Dans le monde des affaires, le trentenaire Rozenblat possède l’assurance des vieux capitaines d’industrie. Il ne commet pas les erreurs traditionnelles des jeunes professionnels. Chez lui, pas de forfanterie masquant piteusement de la fébrilité. Marc Rozenblat a le cuir tanné par la vie militante. Il a la sérénité et la puissance de ceux qui ont vécu. Il ne se laisse jamais déstabiliser par ses concurrents, même lorsqu’ils possèdent une expérience dix fois supérieure à la sienne. Il a été formé pour survivre en milieu hostile. Il sait avancer en minoritaire, au milieu de la masse adverse. Il excelle en entreprises car il redéploie une méthode éprouvée, des tactiques et des stratégies qui ont fait leur preuve dans les milieux politiques et syndicaux. Ça marche dans le privé. Il s’épanouit.
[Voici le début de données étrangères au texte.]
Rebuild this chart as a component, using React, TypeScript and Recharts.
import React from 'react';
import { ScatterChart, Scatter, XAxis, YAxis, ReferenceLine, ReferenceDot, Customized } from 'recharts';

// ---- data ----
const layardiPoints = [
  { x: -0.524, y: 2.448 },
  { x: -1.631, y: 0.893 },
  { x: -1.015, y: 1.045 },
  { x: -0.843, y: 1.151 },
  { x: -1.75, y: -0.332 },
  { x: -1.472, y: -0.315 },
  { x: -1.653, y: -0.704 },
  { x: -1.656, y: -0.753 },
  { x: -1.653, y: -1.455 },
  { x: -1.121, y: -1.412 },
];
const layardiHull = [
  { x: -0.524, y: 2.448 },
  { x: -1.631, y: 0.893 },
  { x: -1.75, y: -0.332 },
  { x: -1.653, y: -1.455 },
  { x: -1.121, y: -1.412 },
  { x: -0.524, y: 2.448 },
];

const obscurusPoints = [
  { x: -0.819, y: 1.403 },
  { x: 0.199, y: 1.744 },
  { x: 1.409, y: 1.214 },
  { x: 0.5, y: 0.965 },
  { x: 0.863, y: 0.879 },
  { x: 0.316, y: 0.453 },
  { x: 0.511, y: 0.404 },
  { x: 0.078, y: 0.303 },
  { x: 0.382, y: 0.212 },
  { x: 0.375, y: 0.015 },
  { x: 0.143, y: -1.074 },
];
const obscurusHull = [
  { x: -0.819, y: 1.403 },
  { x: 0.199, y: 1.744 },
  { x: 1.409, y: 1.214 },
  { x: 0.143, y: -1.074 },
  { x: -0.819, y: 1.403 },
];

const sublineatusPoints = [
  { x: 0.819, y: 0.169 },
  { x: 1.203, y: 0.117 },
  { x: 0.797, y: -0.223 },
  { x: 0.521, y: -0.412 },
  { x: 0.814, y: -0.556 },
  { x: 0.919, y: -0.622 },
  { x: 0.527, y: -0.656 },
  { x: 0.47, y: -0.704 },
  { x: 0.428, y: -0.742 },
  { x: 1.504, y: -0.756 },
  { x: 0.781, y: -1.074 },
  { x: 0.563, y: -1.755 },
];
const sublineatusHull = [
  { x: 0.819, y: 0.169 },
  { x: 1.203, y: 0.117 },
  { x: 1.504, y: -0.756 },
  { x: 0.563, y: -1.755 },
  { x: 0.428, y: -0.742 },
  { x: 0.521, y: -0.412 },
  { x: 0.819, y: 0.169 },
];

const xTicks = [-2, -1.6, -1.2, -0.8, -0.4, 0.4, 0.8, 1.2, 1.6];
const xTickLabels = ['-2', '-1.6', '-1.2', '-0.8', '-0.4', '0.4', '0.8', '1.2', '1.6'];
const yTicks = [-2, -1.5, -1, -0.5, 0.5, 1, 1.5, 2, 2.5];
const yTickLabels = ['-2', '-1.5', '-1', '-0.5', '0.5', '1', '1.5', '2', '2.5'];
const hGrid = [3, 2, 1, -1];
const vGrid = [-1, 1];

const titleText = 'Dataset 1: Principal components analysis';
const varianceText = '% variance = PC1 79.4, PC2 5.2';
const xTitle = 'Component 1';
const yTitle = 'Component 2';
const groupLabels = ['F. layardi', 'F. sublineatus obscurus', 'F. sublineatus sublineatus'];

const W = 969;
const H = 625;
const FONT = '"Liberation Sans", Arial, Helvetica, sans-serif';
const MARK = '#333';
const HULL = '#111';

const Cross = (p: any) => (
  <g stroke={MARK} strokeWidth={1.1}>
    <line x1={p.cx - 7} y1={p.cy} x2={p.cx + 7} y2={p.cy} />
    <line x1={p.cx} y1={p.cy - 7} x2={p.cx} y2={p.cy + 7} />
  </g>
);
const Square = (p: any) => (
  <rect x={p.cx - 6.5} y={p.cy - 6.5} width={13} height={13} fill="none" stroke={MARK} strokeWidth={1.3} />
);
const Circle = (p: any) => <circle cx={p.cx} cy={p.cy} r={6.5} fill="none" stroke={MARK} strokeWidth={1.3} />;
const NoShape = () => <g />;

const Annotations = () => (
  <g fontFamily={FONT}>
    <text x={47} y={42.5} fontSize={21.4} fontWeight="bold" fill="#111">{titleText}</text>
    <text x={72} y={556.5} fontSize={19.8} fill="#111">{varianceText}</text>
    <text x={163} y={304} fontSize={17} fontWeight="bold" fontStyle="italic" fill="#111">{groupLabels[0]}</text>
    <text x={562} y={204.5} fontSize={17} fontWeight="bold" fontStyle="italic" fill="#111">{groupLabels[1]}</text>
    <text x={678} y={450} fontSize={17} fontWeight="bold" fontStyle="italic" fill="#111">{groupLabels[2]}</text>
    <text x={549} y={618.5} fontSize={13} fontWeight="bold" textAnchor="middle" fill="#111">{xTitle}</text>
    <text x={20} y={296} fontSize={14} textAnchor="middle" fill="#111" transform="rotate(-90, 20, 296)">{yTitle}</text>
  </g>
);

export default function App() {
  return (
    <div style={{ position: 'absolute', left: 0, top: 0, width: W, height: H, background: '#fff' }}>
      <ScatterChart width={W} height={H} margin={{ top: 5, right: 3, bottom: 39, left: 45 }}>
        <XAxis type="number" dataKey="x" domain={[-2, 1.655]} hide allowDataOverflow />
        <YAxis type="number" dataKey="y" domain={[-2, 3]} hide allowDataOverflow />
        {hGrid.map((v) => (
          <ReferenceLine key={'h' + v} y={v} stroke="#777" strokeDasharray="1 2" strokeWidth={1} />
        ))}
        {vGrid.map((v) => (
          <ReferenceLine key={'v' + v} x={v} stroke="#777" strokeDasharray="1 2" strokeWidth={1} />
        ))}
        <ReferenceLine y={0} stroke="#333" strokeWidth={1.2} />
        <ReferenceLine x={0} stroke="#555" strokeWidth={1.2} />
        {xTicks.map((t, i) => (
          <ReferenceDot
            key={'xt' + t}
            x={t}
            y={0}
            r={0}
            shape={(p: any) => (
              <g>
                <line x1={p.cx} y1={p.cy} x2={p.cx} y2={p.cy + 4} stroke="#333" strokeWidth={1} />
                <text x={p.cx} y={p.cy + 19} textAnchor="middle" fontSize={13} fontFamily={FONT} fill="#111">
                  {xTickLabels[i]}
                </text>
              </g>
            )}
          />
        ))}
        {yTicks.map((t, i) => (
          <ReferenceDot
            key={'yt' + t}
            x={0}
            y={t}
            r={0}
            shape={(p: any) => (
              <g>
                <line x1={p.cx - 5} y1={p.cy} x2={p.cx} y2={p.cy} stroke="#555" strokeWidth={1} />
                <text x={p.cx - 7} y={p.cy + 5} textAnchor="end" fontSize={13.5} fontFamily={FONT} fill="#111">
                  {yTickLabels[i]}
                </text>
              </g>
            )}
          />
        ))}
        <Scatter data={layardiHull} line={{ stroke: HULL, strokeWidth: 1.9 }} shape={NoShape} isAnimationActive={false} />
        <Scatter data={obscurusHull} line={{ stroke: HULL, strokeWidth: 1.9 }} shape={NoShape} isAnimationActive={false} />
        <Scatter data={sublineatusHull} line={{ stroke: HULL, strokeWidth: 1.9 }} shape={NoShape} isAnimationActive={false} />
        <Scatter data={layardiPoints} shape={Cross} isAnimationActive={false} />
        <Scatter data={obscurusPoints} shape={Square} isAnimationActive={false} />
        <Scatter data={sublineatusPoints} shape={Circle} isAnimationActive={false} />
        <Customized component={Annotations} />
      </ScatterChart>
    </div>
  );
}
Sa carrière se poursuit ensuite dans la structuration et l’aménagement urbains, où il développe, organise, planifie des quartiers. Dans l’entreprise, il n’a rien perdu de son goût de l’aventure collective. Il prend des positions sur les marchés en bande, avec des équipes soudées, en formation « tortue romaine ». Il fait confiance aux siens, comme au temps des cellules clandestines internes à l’OCI. On se dit tout à l’intérieur. On ne laisse rien filtrer en dehors. Et, finalement, on gagne ensemble. 
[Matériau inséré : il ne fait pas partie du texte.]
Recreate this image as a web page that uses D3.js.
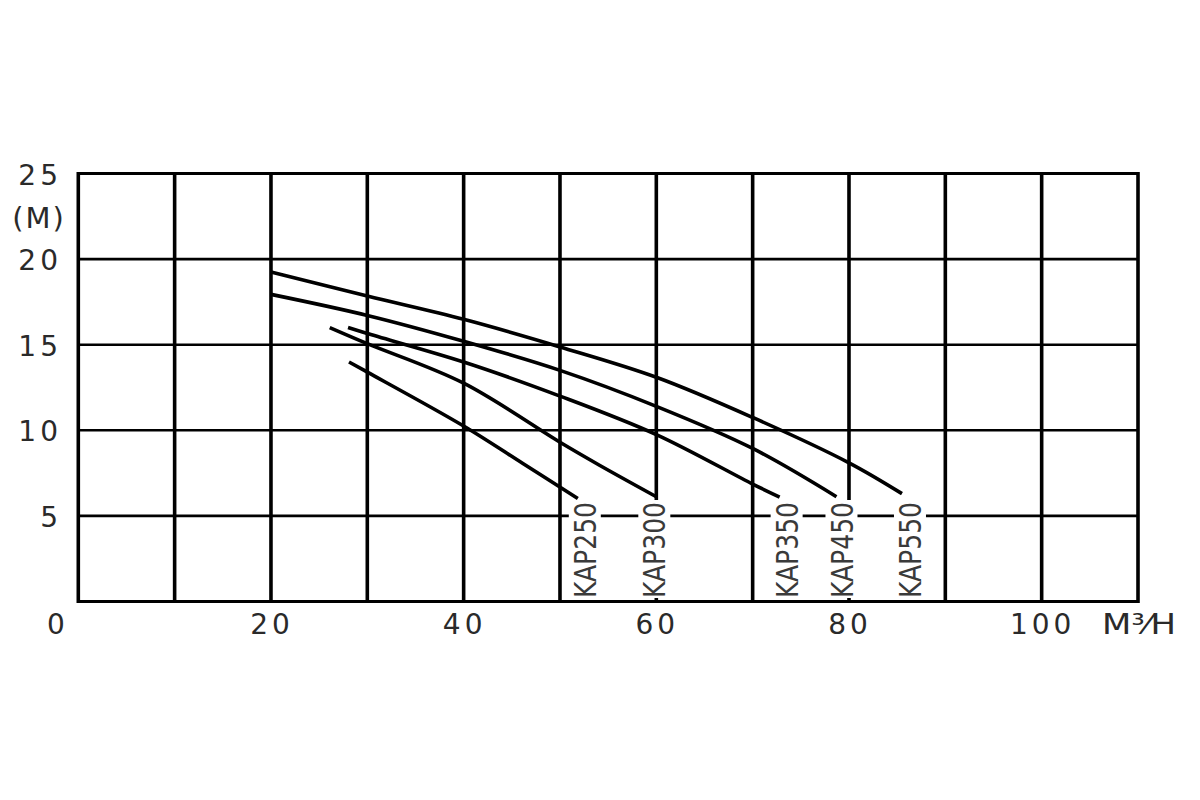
<!DOCTYPE html>
<html><head><meta charset="utf-8">
<script src="https://cdn.jsdelivr.net/npm/d3@7/dist/d3.min.js"></script>
<style>html,body{margin:0;padding:0;background:#fff;}</style>
</head><body>
<svg id="chart" width="1200" height="800"></svg>
<script>
// ---- data ----
const xGrid = [0,10,20,30,40,50,60,70,80,90,100,110];
const yGrid = [0,5,10,15,20,25];
const xTickLabels = [20,40,60,80,100];
const yTickLabels = [5,10,15,20,25];
const xUnit = "M³⁄H";
const yUnit = "(M)";
const seriesNames = ["KAP550","KAP450","KAP350","KAP300","KAP250"];
const flowKAP550 = [20, 30, 40, 50, 60, 70, 80, 85.5];
const headKAP550 = [19.24, 17.84, 16.48, 14.87, 13.1, 10.75, 8.1, 6.3];
const flowKAP450 = [20, 30, 40, 50, 60, 70, 78.7];
const headKAP450 = [17.94, 16.71, 15.2, 13.5, 11.4, 8.94, 6.12];
const flowKAP350 = [28, 30, 40, 50, 60, 70, 72.8];
const headKAP350 = [16.0, 15.65, 13.99, 12.0, 9.75, 6.86, 6.1];
const flowKAP300 = [26.1, 30, 40, 50, 54.1, 60];
const headKAP300 = [16.0, 15.06, 12.75, 9.3, 7.96, 6.12];
const flowKAP250 = [28.1, 30, 40, 46.15, 51.85];
const headKAP250 = [13.99, 13.4, 10.25, 8.06, 6.02];

const flows = {KAP550: flowKAP550, KAP450: flowKAP450, KAP350: flowKAP350, KAP300: flowKAP300, KAP250: flowKAP250};
const heads = {KAP550: headKAP550, KAP450: headKAP450, KAP350: headKAP350, KAP300: headKAP300, KAP250: headKAP250};

// ---- layout / style ----
const labelDx = {KAP550: 8, KAP450: 5, KAP350: 7, KAP300: -2, KAP250: 7};
const svg = d3.select("#chart");
const x = d3.scaleLinear().domain([0,110]).range([78.3,1138]);
const y = d3.scaleLinear().domain([0,25]).range([601.5,173.5]);
const tickFont = "'DejaVu Sans', sans-serif";
const textColor = "#2a2a2a";

// grid
const g = svg.append("g");
g.selectAll("line.h").data(yGrid).join("line")
  .attr("x1", x(0)).attr("x2", x(110))
  .attr("y1", d => y(d)).attr("y2", d => y(d))
  .attr("stroke", "#000").attr("stroke-width", d => (d===0||d===25) ? 3 : 2.6);
g.selectAll("line.v").data(xGrid).join("line")
  .attr("y1", y(0)+1.5).attr("y2", y(25)-1.5)
  .attr("x1", d => x(d)).attr("x2", d => x(d))
  .attr("stroke", "#000").attr("stroke-width", 3.6);

// curves
const line = d3.line().x(d => x(d[0])).y(d => y(d[1])).curve(d3.curveCatmullRom.alpha(0.5));
seriesNames.forEach(name => {
  const pts = flows[name].map((f,i) => [f, heads[name][i]]);
  svg.append("path").attr("d", line(pts))
    .attr("fill","none").attr("stroke","#000").attr("stroke-width",3.6)
    .attr("stroke-linecap","butt");
});

// series labels (rotated, with white background)
seriesNames.forEach(name => {
  const f = flows[name];
  const cx = x(f[f.length-1]) + labelDx[name];
  const yb = y(0) - 3.5;
  svg.append("rect").attr("x", cx-16).attr("y", yb-98).attr("width", 32).attr("height", 98)
    .attr("fill","#fff");
  svg.append("text")
    .attr("transform", `translate(${cx},${yb}) rotate(-90)`)
    .attr("text-anchor","start").attr("dy","0.36em")
    .attr("font-family", tickFont).attr("font-size", 31)
    .attr("textLength", 96).attr("lengthAdjust","spacingAndGlyphs")
    .attr("fill","#3a3a3a").text(name);
});

// x tick labels
svg.selectAll("text.xt").data(xTickLabels).join("text")
  .attr("x", d => x(d)+1).attr("y", 634)
  .attr("text-anchor","middle").attr("font-family", tickFont).attr("font-size", 28)
  .attr("letter-spacing", 4).attr("fill", textColor).text(d => d);
svg.append("text").attr("x", 56).attr("y", 634).attr("text-anchor","middle")
  .attr("font-family", tickFont).attr("font-size", 28).attr("fill", textColor).text("0");

// y tick labels
svg.selectAll("text.yt").data(yTickLabels).join("text")
  .attr("x", 62).attr("y", d => y(d)+11)
  .attr("text-anchor","end").attr("font-family", tickFont).attr("font-size", 28)
  .attr("letter-spacing", 4).attr("fill", textColor).text(d => d);
svg.append("text").attr("x", 39).attr("y", 228).attr("text-anchor","middle")
  .attr("font-family", tickFont).attr("font-size", 29).attr("letter-spacing", 2)
  .attr("fill", textColor).text(yUnit);

// x unit "M³⁄H"
svg.append("text").attr("x", 1102).attr("y", 634)
  .attr("font-family", tickFont).attr("font-size", 28).attr("fill", textColor)
  .attr("textLength", 74).attr("lengthAdjust","spacingAndGlyphs")
  .text(xUnit);
</script>
</body></html>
La vie de Marc Rozenblat est à l’image de celle des hommes : parfois dégoûtante dans ces acmés glorieuses, souvent grandiose lorsqu’on la contemple dans son intégralité. La vie est une œuvre lorsqu’elle permet à un ancien militant d’extrême gauche de devenir un responsable économique à succès. Mieux, elle est une œuvre lorsque les méthodes militantes deviennent utiles à l’épanouissement d’un homme dans l’économie. La vie est une œuvre lorsque cette transmutation est possible sans apostasie, sans regret, sans mise à distance des erreurs de jeunesse. La chrysalide s’est ouverte sur un élan de vie car elle revendique son passé lambertiste comme un bagage, un mad skills, un supplément d’âme. Difficile de donner une cohérence à nos vies discontinues. Complexe de tracer un trait dans un patchwork existentiel où les moments sont antagonistes. Marc a fait le choix d’accepter sa vie comme un bloc. Chaque période se nourrit, se féconde et amène invariablement son être vers la suivante. Je formule ici l’hypothèse qu’il s’agit d’une voie pour exister en harmonie. Nous sommes un tout fait de parties contradictoires, superposées et incohérentes. Ne nous réduisons donc pas à un monolithe. Acceptons la pluralité de nos vies pour leur donner une unité. C’est la voie du baron rouge.